» What you are asked to do: Restate each of the lines below word for word and drop every picture.

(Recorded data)
============================================================

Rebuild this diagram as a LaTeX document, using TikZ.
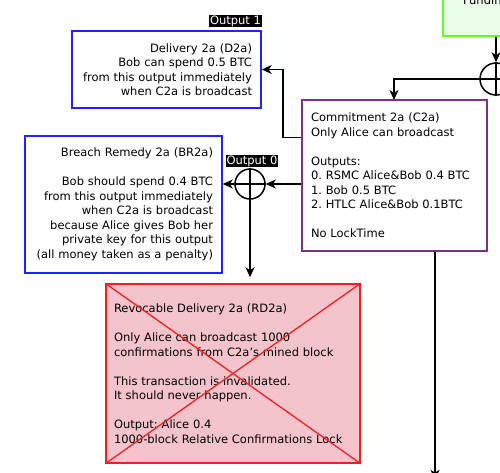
\documentclass[tikz,border=0pt]{standalone}
\usepackage{fontspec}
\setmainfont{DejaVu Sans}
\usetikzlibrary{arrows.meta}
\frenchspacing
\definecolor{boxblue}{HTML}{2222FF}
\definecolor{boxpurple}{HTML}{802E8E}
\definecolor{boxred}{HTML}{F02020}
\definecolor{fillred}{HTML}{F4C3CC}
\definecolor{boxgreen}{HTML}{66FF22}
\definecolor{fillgreen}{HTML}{EAFDE8}
\tikzset{
  txbox/.style={draw, line width=1.5pt, inner xsep=9pt, inner ysep=0pt},
  arr/.style={line width=1.5pt, -{Stealth[length=10pt,width=9pt,inset=3pt]}},
  wire/.style={line width=1.5pt},
  xor/.style={circle, draw, line width=1.5pt, inner sep=0pt},
  outlbl/.style={fill=black, text=white, inner sep=0.6pt},
}
\begin{document}
\begin{tikzpicture}[x=1pt,y=-1pt,font=\fontsize{11.5}{14.5}\selectfont]
    \useasboundingbox (0,0) rectangle (500,472);
    % funding transaction (cut off at the top right)
    \node[draw=boxgreen,fill=fillgreen,line width=1.5pt,minimum width=120pt,minimum height=120pt] (fund) at (503,-24) {};
    \node[anchor=base west,inner sep=0pt] (fundtxt) at (463,4) {Funding};
    \node[xor,minimum size=32pt] (xf) at (496,79) {};
    \draw[arr] (fund.south -| xf) -- (xf.north);
    \draw[wire] (xf.north) -- (xf.south);
    \draw[arr] (xf.east) -- (xf.center) -| (394,100);
    % commitment
    \node[txbox,draw=boxpurple,minimum width=185pt,minimum height=151pt,text width=167pt,align=left] (c2a) at (394.5,175.5)
        {Commitment 2a (C2a)\\Only Alice can broadcast\\[14.5pt]Outputs:\\0. RSMC Alice\&Bob 0.4 BTC\\1. Bob 0.5 BTC\\2. HTLC Alice\&Bob 0.1BTC\\[14.5pt]No LockTime};
    % delivery
    \node[txbox,draw=boxblue,minimum width=189pt,minimum height=77pt,text width=171pt,align=right] (d2a) at (166.5,69.5)
        {Delivery 2a (D2a)\\Bob can spend 0.5 BTC\\from this output immediately\\when C2a is broadcast};
    \node[outlbl,anchor=south east] (out1) at ([yshift=3pt]d2a.north east) {Output 1};
    % breach remedy
    \node[txbox,draw=boxblue,minimum width=197pt,minimum height=137pt,text width=179pt,align=right] (br2a) at (123.5,204.5)
        {Breach Remedy 2a (BR2a)\\[14.5pt]Bob should spend 0.4 BTC\\from this output immediately\\when C2a is broadcast\\because Alice gives Bob her\\private key for this output\\(all money taken as a penalty)};
    \node[xor,minimum size=30pt] (xo) at (250,184) {};
    \node[outlbl,anchor=south] (out0) at ([xshift=2pt,yshift=1pt]xo.north) {Output 0};
    % revocable delivery, crossed out
    \node[txbox,draw=boxred,fill=fillred,inner xsep=8pt,minimum width=254pt,minimum height=179pt,text width=238pt,align=left] (rd2a) at (233,373.5)
        {Revocable Delivery 2a (RD2a)\\[14.5pt]Only Alice can broadcast 1000\\confirmations from C2a's mined block\\[14.5pt]This transaction is invalidated.\\It should never happen.\\[14.5pt]Output: Alice 0.4\\1000-block Relative Confirmations Lock};
    \draw[boxred,line width=1.3pt] (rd2a.north west) -- (rd2a.south east);
    \draw[boxred,line width=1.3pt] (rd2a.south west) -- (rd2a.north east);
    % connectors
    \draw[arr] ([yshift=38pt]c2a.west) -| ([xshift=21pt]d2a.east) -- (d2a.east);
    \draw[arr] ([yshift=-8.5pt]c2a.west) -- (xo.east);
    \draw[arr] (xo.east) -- (xo.west) -- (xo.west -| br2a.east);
    \draw[arr,shorten >=6pt] (xo.north) -- (xo |- rd2a.north);
    \draw[arr] ([xshift=40.5pt]c2a.south) -- ++(0,228);
\end{tikzpicture}
\end{document}
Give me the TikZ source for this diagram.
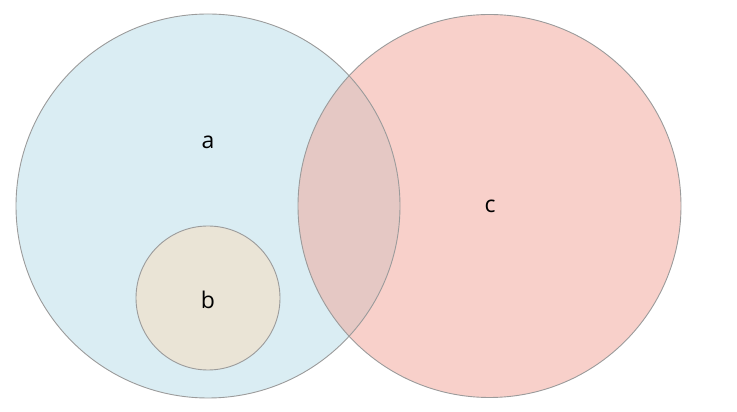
\documentclass[tikz,border=0pt]{standalone}
\usepackage{fontspec}
\setmainfont{Open Sans}
\definecolor{afill}{RGB}{218,237,243}
\definecolor{cfill}{RGB}{248,208,202}
\definecolor{acfill}{RGB}{229,200,196}
\definecolor{bfill}{RGB}{234,228,214}
\definecolor{edge}{RGB}{155,155,155}
\tikzset{
  setcircle/.style={circle, draw=edge, line width=0.9pt, inner sep=0pt},
  lbl/.style={font=\fontsize{23}{26}\selectfont, inner sep=0pt}
}
\begin{document}
\begin{tikzpicture}[x=1pt,y=1pt]
\useasboundingbox (0,0) rectangle (737,412);
\fill[afill] (208,206) circle (192);
\fill[cfill] (489.5,206) circle (191.5);
\begin{scope}
  \clip (208,206) circle (192);
  \fill[acfill] (489.5,206) circle (191.5);
\end{scope}
\node[setcircle, minimum size=384pt] (A) at (208,206) {};
\node[setcircle, minimum size=383pt] (C) at (489.5,206) {};
\node[setcircle, fill=bfill, minimum size=144pt] (B) at (208,114) {};
\node[lbl] (la) at (208,270) {a};
\node[lbl] (lb) at (208,112) {b};
\node[lbl] (lc) at (490,206) {c};
\end{tikzpicture}
\end{document}
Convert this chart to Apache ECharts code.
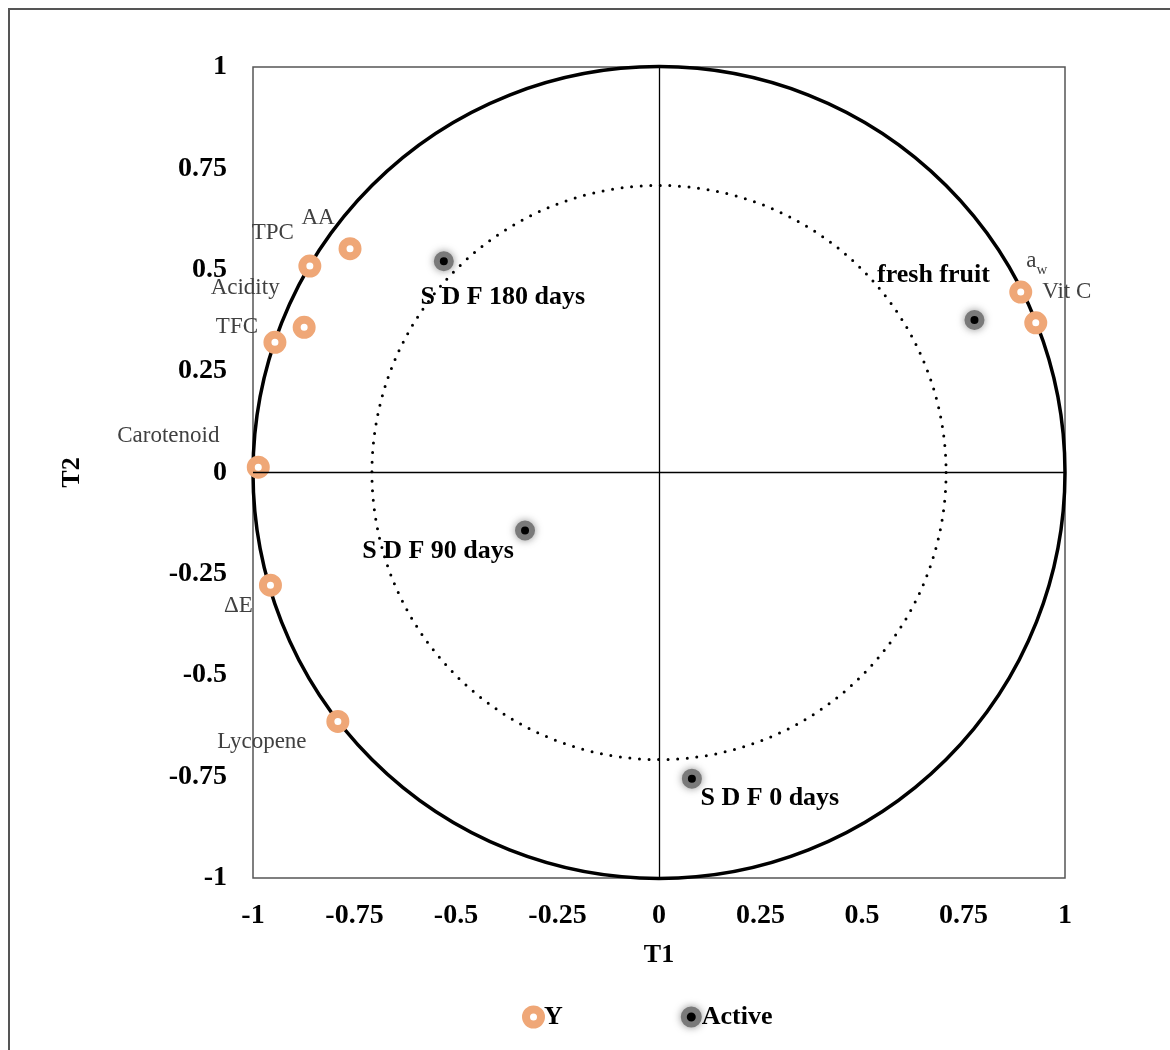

============================================================

» Response to this exercise:
Rebuild this diagram as a LaTeX document, using TikZ.
\documentclass[tikz,border=0pt]{standalone}
\usepackage{fontspec}
\setmainfont{DejaVu Sans}
\usetikzlibrary{arrows.meta}
\frenchspacing
\definecolor{boxblue}{HTML}{2222FF}
\definecolor{boxpurple}{HTML}{802E8E}
\definecolor{boxred}{HTML}{F02020}
\definecolor{fillred}{HTML}{F4C3CC}
\definecolor{boxgreen}{HTML}{66FF22}
\definecolor{fillgreen}{HTML}{EAFDE8}
\tikzset{
  txbox/.style={draw, line width=1.5pt, inner xsep=9pt, inner ysep=0pt},
  arr/.style={line width=1.5pt, -{Stealth[length=10pt,width=9pt,inset=3pt]}},
  wire/.style={line width=1.5pt},
  xor/.style={circle, draw, line width=1.5pt, inner sep=0pt},
  outlbl/.style={fill=black, text=white, inner sep=0.6pt},
}
\begin{document}
\begin{tikzpicture}[x=1pt,y=-1pt,font=\fontsize{11.5}{14.5}\selectfont]
    \useasboundingbox (0,0) rectangle (500,472);
    % funding transaction (cut off at the top right)
    \node[draw=boxgreen,fill=fillgreen,line width=1.5pt,minimum width=120pt,minimum height=120pt] (fund) at (503,-24) {};
    \node[anchor=base west,inner sep=0pt] (fundtxt) at (463,4) {Funding};
    \node[xor,minimum size=32pt] (xf) at (496,79) {};
    \draw[arr] (fund.south -| xf) -- (xf.north);
    \draw[wire] (xf.north) -- (xf.south);
    \draw[arr] (xf.east) -- (xf.center) -| (394,100);
    % commitment
    \node[txbox,draw=boxpurple,minimum width=185pt,minimum height=151pt,text width=167pt,align=left] (c2a) at (394.5,175.5)
        {Commitment 2a (C2a)\\Only Alice can broadcast\\[14.5pt]Outputs:\\0. RSMC Alice\&Bob 0.4 BTC\\1. Bob 0.5 BTC\\2. HTLC Alice\&Bob 0.1BTC\\[14.5pt]No LockTime};
    % delivery
    \node[txbox,draw=boxblue,minimum width=189pt,minimum height=77pt,text width=171pt,align=right] (d2a) at (166.5,69.5)
        {Delivery 2a (D2a)\\Bob can spend 0.5 BTC\\from this output immediately\\when C2a is broadcast};
    \node[outlbl,anchor=south east] (out1) at ([yshift=3pt]d2a.north east) {Output 1};
    % breach remedy
    \node[txbox,draw=boxblue,minimum width=197pt,minimum height=137pt,text width=179pt,align=right] (br2a) at (123.5,204.5)
        {Breach Remedy 2a (BR2a)\\[14.5pt]Bob should spend 0.4 BTC\\from this output immediately\\when C2a is broadcast\\because Alice gives Bob her\\private key for this output\\(all money taken as a penalty)};
    \node[xor,minimum size=30pt] (xo) at (250,184) {};
    \node[outlbl,anchor=south] (out0) at ([xshift=2pt,yshift=1pt]xo.north) {Output 0};
    % revocable delivery, crossed out
    \node[txbox,draw=boxred,fill=fillred,inner xsep=8pt,minimum width=254pt,minimum height=179pt,text width=238pt,align=left] (rd2a) at (233,373.5)
        {Revocable Delivery 2a (RD2a)\\[14.5pt]Only Alice can broadcast 1000\\confirmations from C2a's mined block\\[14.5pt]This transaction is invalidated.\\It should never happen.\\[14.5pt]Output: Alice 0.4\\1000-block Relative Confirmations Lock};
    \draw[boxred,line width=1.3pt] (rd2a.north west) -- (rd2a.south east);
    \draw[boxred,line width=1.3pt] (rd2a.south west) -- (rd2a.north east);
    % connectors
    \draw[arr] ([yshift=38pt]c2a.west) -| ([xshift=21pt]d2a.east) -- (d2a.east);
    \draw[arr] ([yshift=-8.5pt]c2a.west) -- (xo.east);
    \draw[arr] (xo.east) -- (xo.west) -- (xo.west -| br2a.east);
    \draw[arr,shorten >=6pt] (xo.north) -- (xo |- rd2a.north);
    \draw[arr] ([xshift=40.5pt]c2a.south) -- ++(0,228);
\end{tikzpicture}
\end{document}
Give me the TikZ source for this diagram.
\documentclass[tikz,border=0pt]{standalone}
\usepackage{fontspec}
\setmainfont{Open Sans}
\definecolor{afill}{RGB}{218,237,243}
\definecolor{cfill}{RGB}{248,208,202}
\definecolor{acfill}{RGB}{229,200,196}
\definecolor{bfill}{RGB}{234,228,214}
\definecolor{edge}{RGB}{155,155,155}
\tikzset{
  setcircle/.style={circle, draw=edge, line width=0.9pt, inner sep=0pt},
  lbl/.style={font=\fontsize{23}{26}\selectfont, inner sep=0pt}
}
\begin{document}
\begin{tikzpicture}[x=1pt,y=1pt]
\useasboundingbox (0,0) rectangle (737,412);
\fill[afill] (208,206) circle (192);
\fill[cfill] (489.5,206) circle (191.5);
\begin{scope}
  \clip (208,206) circle (192);
  \fill[acfill] (489.5,206) circle (191.5);
\end{scope}
\node[setcircle, minimum size=384pt] (A) at (208,206) {};
\node[setcircle, minimum size=383pt] (C) at (489.5,206) {};
\node[setcircle, fill=bfill, minimum size=144pt] (B) at (208,114) {};
\node[lbl] (la) at (208,270) {a};
\node[lbl] (lb) at (208,112) {b};
\node[lbl] (lc) at (490,206) {c};
\end{tikzpicture}
\end{document}
Convert this chart to Apache ECharts code.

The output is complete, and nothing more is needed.